Tell your HCP if you:

  • Have or have had any medical problems.
  • Take any medicines, including prescription and non-prescription medicines, such as over-the-counter medicines, supplements or herbal remedies.
  • Have any allergies, including allergies to mice or hamsters.
  • Are breastfeeding. It is not known if ADVATE passes into your milk and if it can harm your baby.
  • Are or become pregnant. It is not known if ADVATE may harm your unborn baby.
  • Have been told that you have inhibitors to factor VIII (because ADVATE may not work for you).
What important information do I need to know about ADVATE?

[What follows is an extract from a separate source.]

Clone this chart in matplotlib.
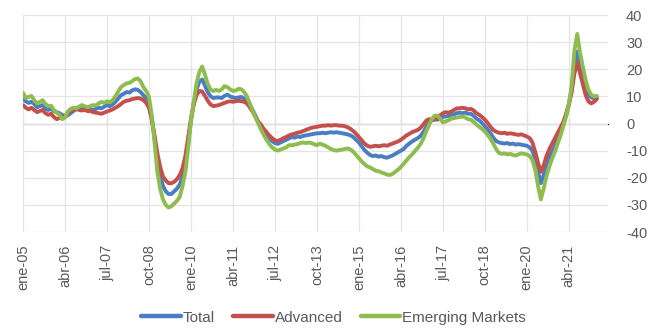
import matplotlib.pyplot as plt

plt.rcParams['font.family'] = ['Liberation Sans', 'DejaVu Sans']
plt.rcParams['axes.unicode_minus'] = False

# Variación interanual (%), mensual desde ene-2005 hasta feb-2022
total = [
    9.0, 8.2, 7.6, 8.0, 7.2, 6.0, 6.4, 6.8, 5.6, 5.0, 5.4, 4.6,
    4.2, 3.8, 3.2, 2.6, 3.0, 3.8, 4.6, 5.2, 5.4, 5.6, 5.2, 5.6,
    5.4, 5.0, 5.4, 5.8, 5.6, 6.2, 6.8, 6.4, 7.0, 8.0, 9.2, 10.4,
    11.0, 11.6, 11.4, 12.2, 12.6, 12.4, 11.6, 10.4, 9.4, 7.0, 2.0, -5.5,
    -13.0, -19.0, -23.0, -25.0, -26.0, -26.0, -25.0, -24.0, -22.5, -19.5, -14.0, -7.0,
    1.5, 7.5, 12.5, 15.5, 16.2, 14.0, 11.6, 10.0, 9.4, 9.6, 9.6, 9.4,
    10.2, 10.6, 10.0, 9.6, 9.4, 9.6, 9.8, 9.2, 8.4, 7.0, 5.0, 3.0,
    0.5, -1.5, -3.0, -4.5, -5.5, -6.5, -7.2, -7.5, -7.0, -6.5, -6.0, -5.5,
    -5.0, -5.2, -4.8, -5.0, -4.6, -4.4, -4.2, -4.0, -3.8, -3.6, -3.6, -3.4,
    -3.6, -3.4, -3.2, -3.4, -3.2, -3.4, -3.6, -3.8, -4.0, -4.4, -5.0, -6.0,
    -7.0, -8.4, -9.8, -10.8, -11.6, -12.0, -11.8, -12.2, -12.0, -12.4, -12.6, -12.2,
    -11.8, -11.2, -10.6, -10.0, -9.4, -8.2, -7.4, -6.6, -6.0, -5.4, -4.6, -3.2,
    -1.4, 0.2, 1.2, 1.6, 1.4, 2.0, 2.4, 2.6, 2.8, 3.2, 3.4, 3.8,
    4.0, 3.8, 4.0, 3.6, 3.6, 2.8, 1.8, 1.2, 0.2, -1.0, -2.2, -3.6,
    -5.2, -6.4, -7.0, -7.2, -7.4, -7.2, -7.6, -7.4, -7.8, -7.6, -7.8, -8.0,
    -8.2, -8.8, -10.0, -13.5, -18.0, -22.0, -19.0, -15.0, -12.5, -10.5, -8.5, -6.0,
    -3.5, -0.5, 3.0, 7.0, 12.5, 22.0, 26.5, 22.0, 18.0, 14.0, 11.0, 9.6,
    9.2, 9.6,
]

advanced = [
    6.8, 5.8, 5.2, 5.8, 5.0, 4.2, 4.6, 5.0, 3.8, 3.2, 3.6, 2.4,
    1.6, 2.0, 2.4, 2.8, 3.6, 4.6, 5.2, 5.6, 5.0, 4.8, 5.0, 4.6,
    4.6, 4.2, 4.0, 3.8, 3.6, 4.0, 4.4, 4.8, 5.2, 5.8, 6.4, 7.2,
    8.0, 8.4, 8.6, 9.0, 9.2, 9.4, 9.2, 8.6, 7.6, 5.8, 1.5, -4.5,
    -11.0, -16.0, -19.5, -21.0, -22.0, -22.0, -21.5, -20.5, -19.0, -16.5, -12.0, -5.0,
    1.5, 7.0, 10.5, 12.0, 11.8, 10.2, 8.4, 7.0, 6.4, 6.6, 6.8, 7.2,
    7.6, 8.0, 8.2, 8.0, 8.2, 8.4, 8.2, 8.0, 7.4, 6.0, 4.4, 2.6,
    0.8, -0.4, -2.0, -3.2, -4.4, -5.4, -6.2, -6.4, -6.0, -5.4, -5.0, -4.4,
    -4.0, -3.8, -3.4, -3.2, -2.8, -2.4, -2.0, -1.6, -1.4, -1.2, -1.0, -0.8,
    -0.8, -0.6, -0.8, -0.6, -0.6, -0.8, -0.8, -1.0, -1.4, -2.0, -2.8, -3.8,
    -5.0, -6.2, -7.4, -8.2, -8.6, -8.4, -8.2, -8.4, -8.2, -8.0, -8.2, -7.8,
    -7.4, -7.0, -6.6, -6.0, -5.2, -4.4, -3.8, -3.2, -2.8, -2.4, -1.6, -0.4,
    1.0, 1.6, 1.2, 1.4, 2.2, 3.0, 3.8, 4.2, 4.0, 4.4, 5.0, 5.6,
    5.6, 5.8, 5.6, 5.2, 5.4, 4.8, 3.8, 3.2, 2.4, 1.4, 0.2, -1.2,
    -2.4, -3.0, -3.4, -3.6, -3.4, -3.8, -3.6, -3.8, -4.0, -4.2, -4.0, -4.4,
    -4.8, -5.4, -7.0, -10.5, -14.5, -17.8, -15.5, -12.0, -9.5, -7.5, -5.5, -3.5,
    -1.5, 0.5, 3.5, 7.0, 11.5, 18.5, 22.5, 18.5, 14.5, 10.5, 8.2, 7.4,
    8.0, 9.0,
]

emerging = [
    11.3, 9.4, 9.8, 10.2, 8.6, 7.4, 8.0, 8.6, 7.2, 6.4, 6.6, 5.0,
    4.0, 3.2, 1.6, 2.2, 4.4, 5.4, 5.8, 5.6, 6.2, 6.8, 6.4, 6.0,
    6.4, 6.8, 6.6, 7.4, 8.0, 7.6, 8.2, 7.8, 8.6, 10.0, 11.8, 13.4,
    14.2, 14.8, 15.0, 15.6, 16.4, 16.6, 15.6, 13.4, 12.0, 9.8, 3.0, -7.0,
    -18.0, -24.0, -28.0, -30.0, -31.0, -30.5, -29.5, -28.5, -27.0, -23.0, -18.0, -9.0,
    1.0, 8.0, 15.0, 19.0, 21.0, 18.0, 14.5, 12.5, 12.0, 12.4, 12.0, 12.6,
    13.8, 13.4, 12.6, 12.0, 12.2, 12.8, 12.6, 11.6, 10.0, 7.4, 4.8, 2.4,
    0.2, -2.2, -4.2, -6.0, -7.6, -8.8, -9.6, -10.0, -9.6, -9.2, -8.8, -8.0,
    -8.0, -7.8, -7.6, -7.2, -7.0, -7.2, -7.0, -7.2, -7.6, -8.0, -7.4, -7.8,
    -8.2, -8.8, -9.4, -9.8, -10.0, -9.8, -9.6, -9.4, -9.2, -9.6, -10.4, -11.6,
    -12.8, -14.0, -15.0, -15.8, -16.2, -16.8, -17.4, -17.6, -18.0, -18.4, -18.8, -19.0,
    -18.6, -17.8, -17.0, -16.0, -14.8, -13.6, -12.4, -11.4, -10.2, -9.0, -7.6, -5.6,
    -3.0, -0.8, 1.6, 2.8, 3.0, 1.8, 0.4, 0.8, 1.2, 1.8, 2.0, 2.2,
    2.4, 2.6, 2.2, 1.6, 1.4, 0.6, -0.4, -1.2, -2.0, -3.0, -4.2, -5.6,
    -7.4, -9.4, -10.8, -11.2, -11.0, -11.4, -11.2, -11.6, -11.8, -11.4, -11.0, -11.2,
    -11.4, -12.0, -13.5, -17.0, -23.0, -28.0, -24.0, -19.5, -16.0, -13.0, -10.5, -7.5,
    -4.5, -1.0, 2.5, 7.0, 14.0, 27.0, 33.0, 26.0, 21.0, 16.0, 12.5, 10.6,
    10.0, 10.2,
]

tick_labels = ['ene-05', 'abr-06', 'jul-07', 'oct-08', 'ene-10', 'abr-11', 'jul-12',
               'oct-13', 'ene-15', 'abr-16', 'jul-17', 'oct-18', 'ene-20', 'abr-21']

months = list(range(len(total)))
tick_pos = [15 * i for i in range(len(tick_labels))]

gray_txt = '#595959'
grid_col = '#E4E4E4'

fig = plt.figure(figsize=(6.54, 3.29), dpi=100)
ax = fig.add_axes([0.0352, 0.2948, 0.8945, 0.6596])

ax.plot(months, total, color='#4A7EC4', lw=2.8, label='Total', solid_capstyle='round')
ax.plot(months, advanced, color='#C4504C', lw=2.8, label='Advanced', solid_capstyle='round')
ax.plot(months, emerging, color='#8FBC4E', lw=2.8, label='Emerging Markets', solid_capstyle='round')

ax.set_xlim(0, 209)
ax.set_ylim(-40, 40)
ax.set_yticks(range(-40, 41, 10))
ax.yaxis.tick_right()
ax.tick_params(axis='y', length=0, pad=13, labelsize=10.5, labelcolor=gray_txt)

ax.set_xticks(tick_pos)
ax.set_xticklabels(tick_labels, rotation=90, ha='center', va='top')
ax.tick_params(axis='x', length=0, pad=9, labelsize=10.5, labelcolor=gray_txt)

ax.grid(True, color=grid_col, lw=0.9)
ax.set_axisbelow(True)
for s in ax.spines.values():
    s.set_visible(False)

# eje de categorías cruzando en cero, con marcas hacia abajo
sec = ax.secondary_xaxis(0.5)
sec.set_xticks(tick_pos)
sec.set_xticklabels([])
sec.tick_params(axis='x', length=4, width=0.9, color='#BFBFBF', direction='out')
sec.spines['bottom'].set_color('#BFBFBF')
sec.spines['bottom'].set_linewidth(1.0)

leg = fig.legend(loc='center', bbox_to_anchor=(0.51, 0.034), ncol=3, frameon=False,
                 fontsize=11, handlelength=2.6, handletextpad=0.12, columnspacing=1.2)
for t in leg.get_texts():
    t.set_color(gray_txt)
for h in leg.legend_handles:
    h.set_linewidth(3.2)

plt.savefig('out.png', dpi=100)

  • You can have an allergic reaction to ADVATE. Call your HCP right away and stop treatment if you get a rash or hives, itching, tightness of the throat, chest pain or tightness, difficulty breathing, lightheadedness, dizziness, nausea or fainting.
  • Do not attempt to infuse yourself with ADVATE unless you have been taught by your HCP or hemophilia center.
What else should I know about ADVATE and Hemophilia A?
  • Your body may form inhibitors to factor VIII. An inhibitor is part of the body’s normal defense system. If you form inhibitors, it may stop ADVATE from working properly. Talk with your HCP to make sure you are carefully monitored with blood tests for the development of inhibitors to factor VIII.
What are possible side effects of ADVATE?
  • Side effects that have been reported with ADVATE include: cough, headache, joint swelling/aching, sore throat, fever, itching, unusual taste, dizziness, hematoma, abdominal pain, hot flashes, swelling of legs, diarrhea, chills, runny nose/congestion, nausea/vomiting, sweating, and rash. Tell your HCP about any side effects that bother you or do not go away or if your bleeding does not stop after taking ADVATE.